Responding to Meyerson's article (which excellently lays down the Democrat's problem with the working class, but hides when solution time comes 'round), Brad Plumer writes:
Personally, I'm against "economic populism" as a political strategy. I prefer something along the lines of Eliot Spitzer's outlook on things: use regulation to correct market failures and get the capitalist system working more efficiently. That's a cumbersome message, but speechwriters can have at it. Also, I'd prefer a set of policies that reduced "economic risk" while promoting more of the sort of risk-taking that makes capitalism so marvelously vibrant. For instance, universal health care would help cushion your family against a job loss, but it would also encourage you to move jobs, relocate, seek a bold new career for which you might be more suited, without being chained down by the fear that comes with switching jobs and possibly losing your coverage. The end result, in theory, is a more dynamic economic world. What's more: It's populist, but it doesn't sound populist.
I agree with Brad entirely on policy here, but couldn't disagree more on the politics. To begin, I'm a huge advocate of using Spitzer's government v. corporations formula in conjunction with a risk reduction philosophy to form the Democrat's economic message. Spitzer has perfected the art of taking on the corporations in a way both economically sound and politically effective. We do need toothy oversight of the multinationals and we do need a government that proves itself willing to stand up for the marketplace. Indeed, right there comes the first break -- Democrats should value the marketplace over its corporate inhabitants. That gives us the edge in the economic values debate, too.
On risk, I've been slapping this donkey for awhile, and have only grown more convinced that it's the right move to make. The role of the government should be to grease the market and reduce risk to the worker. Universal Health Care, Social Security, universal day care -- all this needs to be implemented so workers aren't tied down to a particular job and stuck in a situation that doesn't fully utilize their abilities. Further, if the government takes responsibility for security, Americans have the freedom to be entrepreneurs. Anyone want to argue the good of entrepreneurship? Thought not.

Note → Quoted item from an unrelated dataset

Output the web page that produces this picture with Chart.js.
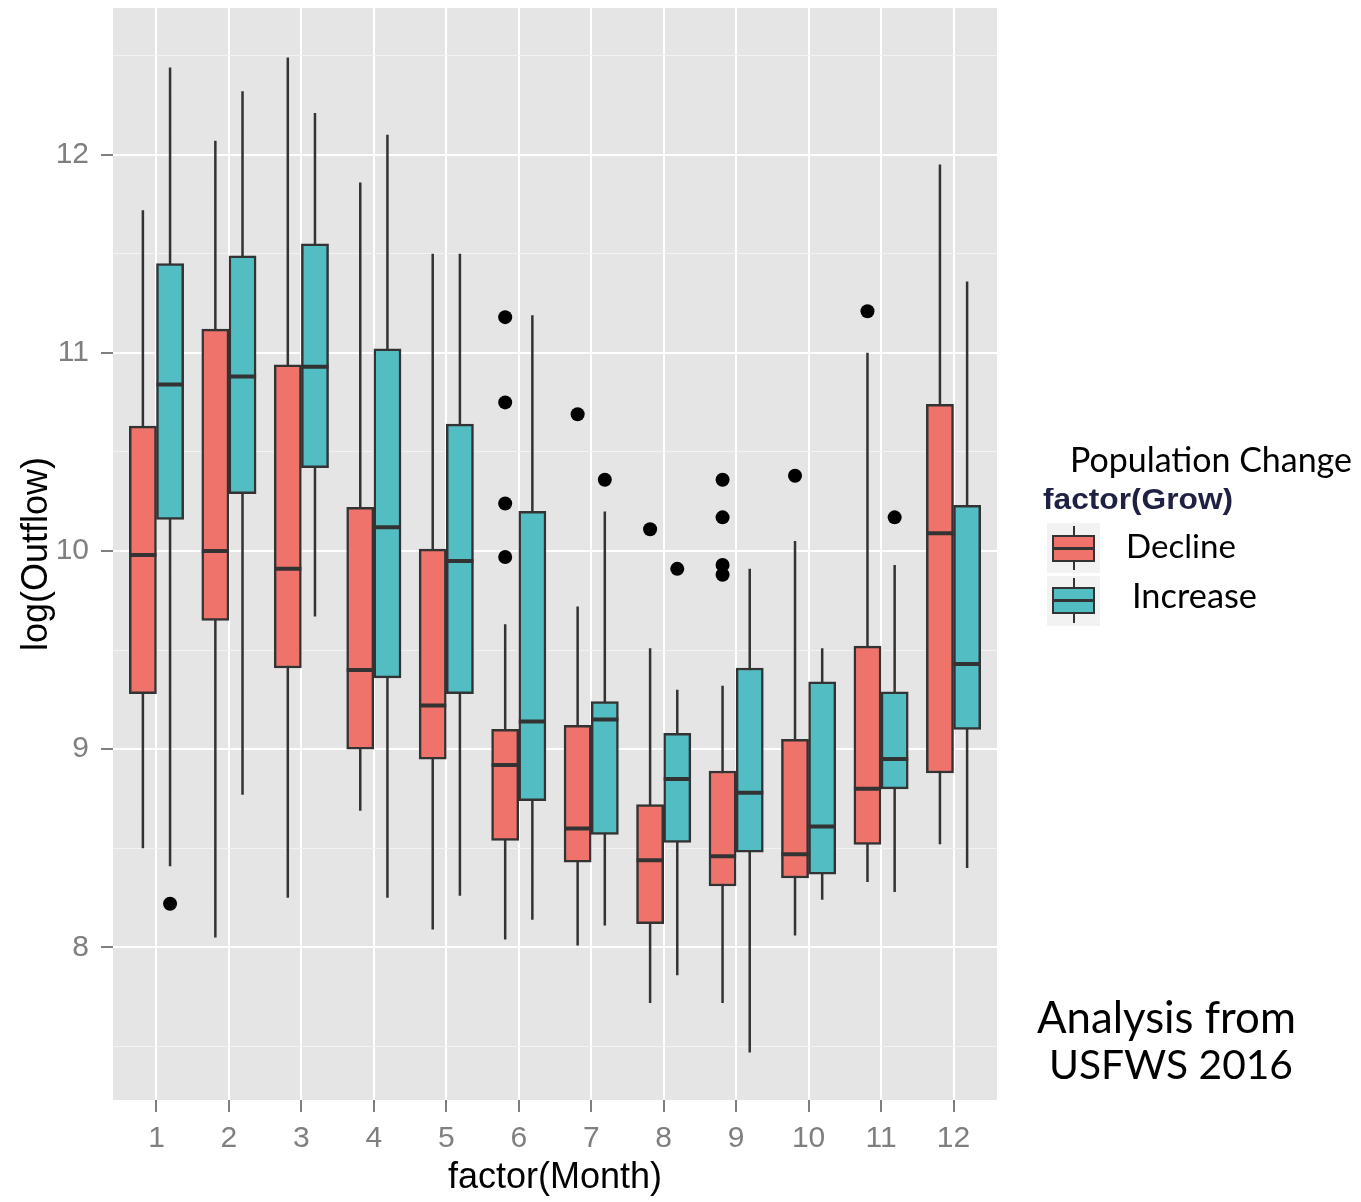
<!DOCTYPE html>
<html>
<head>
<meta charset="utf-8">
<script src="https://cdn.jsdelivr.net/npm/chart.js@4.4.1/dist/chart.umd.min.js"></script>
<style>
html,body{margin:0;padding:0;background:#ffffff;}
#wrap{position:relative;width:1361px;height:1202px;overflow:hidden;background:#ffffff;}
#c{position:absolute;left:0;top:0;}
.t{position:absolute;white-space:nowrap;line-height:1;color:#000;font-family:Lato,'Open Sans',sans-serif;}
.key{position:absolute;background:#F2F2F2;}
.kw{position:absolute;width:2px;background:#333333;}
.kb{position:absolute;box-sizing:border-box;border:2px solid #333333;}
.km{position:absolute;height:3px;background:#333333;}
#growClip{position:absolute;left:1040px;top:488px;width:210px;height:28px;overflow:hidden;}
#grow{position:absolute;left:3px;white-space:nowrap;line-height:1;font-family:'Liberation Sans',Arial,sans-serif;font-weight:bold;color:#1E2142;transform-origin:0 0;}
</style>
</head>
<body>
<div id="wrap">
  <canvas id="c" width="1361" height="1202"></canvas>
  <div class="t" id="popTitle" data-left="1070" data-base="472" data-w="282">Population Change</div>
  <div id="growClip"><div id="grow">factor(Grow)</div></div>
  <div class="key" style="left:1047px;top:523px;width:53px;height:50px;"></div>
  <div class="kw" style="left:1073px;top:526px;height:44px;"></div>
  <div class="kb" style="left:1052px;top:535px;width:43px;height:27px;background:#EF736B;"></div>
  <div class="km" style="left:1052px;top:547px;width:43px;"></div>
  <div class="key" style="left:1047px;top:576px;width:53px;height:50px;"></div>
  <div class="kw" style="left:1073px;top:578px;height:45px;"></div>
  <div class="kb" style="left:1052px;top:587px;width:43px;height:27px;background:#52BEC3;"></div>
  <div class="km" style="left:1052px;top:599px;width:43px;"></div>
  <div class="t" id="lblDecline" data-left="1126" data-base="558" data-w="110">Decline</div>
  <div class="t" id="lblIncrease" data-left="1132" data-base="608" data-w="125">Increase</div>
  <div class="t" id="note1" data-left="1037" data-base="1033" data-w="259">Analysis from</div>
  <div class="t" id="note2" data-left="1049" data-base="1079" data-w="244">USFWS 2016</div>
</div>
<script>
// ---------- data ----------
const months = ['1','2','3','4','5','6','7','8','9','10','11','12'];
const yMajorTicks = [8, 9, 10, 11, 12];
const yMinorTicks = [7.5, 8.5, 9.5, 10.5, 11.5, 12.5];
const seriesNames = ['Decline', 'Increase'];

const declineLow    = [8.50, 8.05, 8.25, 8.69, 8.09, 8.04, 8.01, 7.72, 7.72, 8.06, 8.33, 8.52];
const declineQ1     = [9.28, 9.65, 9.41, 9.00, 8.95, 8.54, 8.43, 8.12, 8.31, 8.35, 8.52, 8.88];
const declineMedian = [9.98, 10.00, 9.91, 9.40, 9.22, 8.92, 8.60, 8.44, 8.46, 8.47, 8.80, 10.09];
const declineQ3     = [10.63, 11.12, 10.94, 10.22, 10.01, 9.10, 9.12, 8.72, 8.89, 9.05, 9.52, 10.74];
const declineHigh   = [11.72, 12.07, 12.49, 11.86, 11.50, 9.63, 9.72, 9.51, 9.32, 10.05, 11.00, 11.95];
const declineOutliers = [[], [], [], [], [], [11.18, 10.75, 10.24, 9.97], [10.69], [10.11], [10.36, 10.17, 9.93, 9.88], [10.38], [11.21], []];

const increaseLow    = [8.41, 8.77, 9.67, 8.25, 8.26, 8.14, 8.11, 7.86, 7.47, 8.24, 8.28, 8.40];
const increaseQ1     = [10.16, 10.29, 10.42, 9.36, 9.28, 8.74, 8.57, 8.53, 8.48, 8.37, 8.80, 9.10];
const increaseMedian = [10.84, 10.88, 10.93, 10.12, 9.95, 9.14, 9.15, 8.85, 8.78, 8.61, 8.95, 9.43];
const increaseQ3     = [11.45, 11.49, 11.55, 11.02, 10.64, 10.20, 9.24, 9.08, 9.41, 9.34, 9.29, 10.23];
const increaseHigh   = [12.44, 12.32, 12.21, 12.10, 11.50, 11.19, 10.20, 9.30, 9.91, 9.51, 9.93, 11.36];
const increaseOutliers = [[8.22], [], [], [], [], [], [10.36], [9.91], [], [], [10.17], []];

// ---------- helpers (layout only) ----------
const DODGE = 0.1875;      // half of a dodged box slot (ggplot width 0.75 / 2 groups / 2)
const HALF_BOX = 0.1875;
const pos = (i, off) => i + 1 + off;

function whiskers(lo, hi, off) {
  const d = [];
  lo.forEach((v, i) => { const x = pos(i, off); d.push({x, y: v}, {x, y: hi[i]}, {x, y: null}); });
  return d;
}
function boxes(q1, q3, off) {
  return q1.map((v, i) => ({x: pos(i, off), y: [v, q3[i]]}));
}
function medians(med, off) {
  const d = [];
  med.forEach((v, i) => { const x = pos(i, off); d.push({x: x - HALF_BOX, y: v}, {x: x + HALF_BOX, y: v}, {x: x + HALF_BOX, y: null}); });
  return d;
}
function outliers(list, off) {
  const d = [];
  list.forEach((arr, i) => arr.forEach(v => d.push({x: pos(i, off), y: v})));
  return d;
}

const RED = '#EF736B', TEAL = '#52BEC3', INK = '#333333';

const plotBg = {
  id: 'plotBg',
  beforeDraw(chart) {
    const {ctx, chartArea: a} = chart;
    ctx.save();
    ctx.fillStyle = '#E5E5E5';
    ctx.fillRect(a.left, a.top, a.right - a.left, a.bottom - a.top);
    ctx.restore();
  }
};

const isMajor = v => yMajorTicks.includes(v);

new Chart(document.getElementById('c'), {
  type: 'bar',
  data: {
    datasets: [
      {type: 'line', label: seriesNames[0] + ' whiskers', data: whiskers(declineLow, declineHigh, -DODGE),
       borderColor: INK, borderWidth: 2.5, pointRadius: 0, spanGaps: false, order: 3},
      {type: 'line', label: seriesNames[1] + ' whiskers', data: whiskers(increaseLow, increaseHigh, DODGE),
       borderColor: INK, borderWidth: 2.5, pointRadius: 0, spanGaps: false, order: 3},
      {type: 'bar', label: seriesNames[0], data: boxes(declineQ1, declineQ3, -DODGE),
       backgroundColor: RED, borderColor: INK, borderWidth: 2.5, borderSkipped: false,
       grouped: false, barPercentage: 1, categoryPercentage: 1, order: 2},
      {type: 'bar', label: seriesNames[1], data: boxes(increaseQ1, increaseQ3, DODGE),
       backgroundColor: TEAL, borderColor: INK, borderWidth: 2.5, borderSkipped: false,
       grouped: false, barPercentage: 1, categoryPercentage: 1, order: 2},
      {type: 'line', label: seriesNames[0] + ' median', data: medians(declineMedian, -DODGE),
       borderColor: INK, borderWidth: 4, pointRadius: 0, spanGaps: false, order: 1},
      {type: 'line', label: seriesNames[1] + ' median', data: medians(increaseMedian, DODGE),
       borderColor: INK, borderWidth: 4, pointRadius: 0, spanGaps: false, order: 1},
      {type: 'line', label: 'Outliers', data: outliers(declineOutliers, -DODGE).concat(outliers(increaseOutliers, DODGE)),
       showLine: false, pointRadius: 7, pointHoverRadius: 7, pointBackgroundColor: '#000', pointBorderWidth: 0, order: 0}
    ]
  },
  options: {
    responsive: false,
    devicePixelRatio: 1,
    animation: false,
    layout: {padding: {left: 0, top: 8, right: 364, bottom: 0}},
    plugins: {legend: {display: false}, tooltip: {enabled: false}},
    scales: {
      x: {
        type: 'linear',
        min: 0.4, max: 12.6,
        offset: false,
        afterBuildTicks: s => { s.ticks = months.map((m, i) => ({value: i + 1})); },
        afterFit: s => { s.height = 102; s.paddingLeft = 0; s.paddingRight = 0; },
        grid: {offset: false, color: '#FFFFFF', lineWidth: 2, tickColor: '#7F7F7F', tickWidth: 2, tickLength: 12},
        border: {display: false},
        ticks: {
          autoSkip: false, maxRotation: 0, padding: 9,
          color: '#7F7F7F', font: {family: "'Liberation Sans', Arial, sans-serif", size: 30},
          callback: v => months[v - 1]
        },
        title: {display: true, text: 'factor(Month)', color: '#000',
                font: {family: "'Liberation Sans', Arial, sans-serif", size: 36}, padding: {top: 0, bottom: 2}}
      },
      y: {
        type: 'linear',
        min: 7.23, max: 12.74,
        beginAtZero: false,
        afterBuildTicks: s => { s.ticks = yMinorTicks.concat(yMajorTicks).sort((a, b) => a - b).map(v => ({value: v})); },
        afterFit: s => { s.width = 113; s.paddingTop = 0; s.paddingBottom = 0; },
        grid: {
          color: c => isMajor(c.tick && c.tick.value) ? '#FFFFFF' : '#F3F3F3',
          lineWidth: c => isMajor(c.tick && c.tick.value) ? 2 : 1,
          tickColor: c => isMajor(c.tick && c.tick.value) ? '#7F7F7F' : 'rgba(0,0,0,0)',
          tickWidth: 2, tickLength: 12
        },
        border: {display: false},
        ticks: {
          padding: 12, color: '#7F7F7F',
          font: {family: "'Liberation Sans', Arial, sans-serif", size: 30},
          callback: v => isMajor(v) ? String(v) : ''
        },
        title: {display: true, text: 'log(Outflow)', color: '#000',
                font: {family: "'Liberation Sans', Arial, sans-serif", size: 36}, padding: {top: 15, bottom: 0}}
      }
    }
  },
  plugins: [plotBg]
});

// ---------- text placement (fit width, align baseline) ----------
const mctx = document.createElement('canvas').getContext('2d');
function baselineOffset(el) {
  const probe = document.createElement('span');
  probe.style.cssText = 'display:inline-block;width:0;height:0;vertical-align:baseline;';
  el.appendChild(probe);
  const off = probe.getBoundingClientRect().top - el.getBoundingClientRect().top;
  el.removeChild(probe);
  return off;
}
function placeText(el) {
  const fam = "Lato, 'Open Sans', sans-serif";
  mctx.font = '40px ' + fam;
  const w = mctx.measureText(el.textContent).width;
  const size = 40 * (+el.dataset.w) / w;
  el.style.fontSize = size.toFixed(2) + 'px';
  el.style.left = el.dataset.left + 'px';
  el.style.top = '0px';
  el.style.top = (+el.dataset.base - baselineOffset(el)).toFixed(1) + 'px';
}
document.querySelectorAll('.t').forEach(placeText);

(function placeGrow() {
  const el = document.getElementById('grow');
  el.style.fontSize = '30px';
  mctx.font = "bold 30px 'Liberation Sans', Arial, sans-serif";
  const w = mctx.measureText(el.textContent).width;
  el.style.transform = 'scaleX(' + (190 / w).toFixed(3) + ')';
  el.style.top = '0px';
  el.style.top = (509 - 488 - baselineOffset(el)).toFixed(1) + 'px';
})();
</script>
</body>
</html>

My problem with Brad comes later, when he says "it's populist, but it doesn't sound populist". That's a real problem, if true. Only, I don't think it's true. And it certainly doesn't need to be true. Populism simply means favoring the worker. Fighting corporations with unfair business practices and creating a marketplace where ordinary citizens are free to make occupational choices because they're not tied down to this or that employer is, in a word, populist. Now, it's entirely possible that Democrats will step onto the podium and, through herculean effort, rob these tenets of their populism -- one just needs to read Kerry's speeches to appreciate our capability for snatching incoherence from the jaws of good politics. The sort of public wonkery he died by is bad politics but would've made for good policy. Populism, conversely, is great politics but often makes for bad policy. The challenge here is to merge the good economic principles of risk management and effective regulations with the powerful electoral effects of populism. Having a package that is populist but doesn't sound it is moot -- you still need to get elected. But framed and sold correctly, these packages can be very populist. They can be about protecting the worker from the whims of multinational corporations, both by making the companies play fair and by cutting the chains that leave Americans hostage to their job. And if we can't sell that, it'll only be because we chose populist policies but sold them as if our audience were pro-growth technocrats.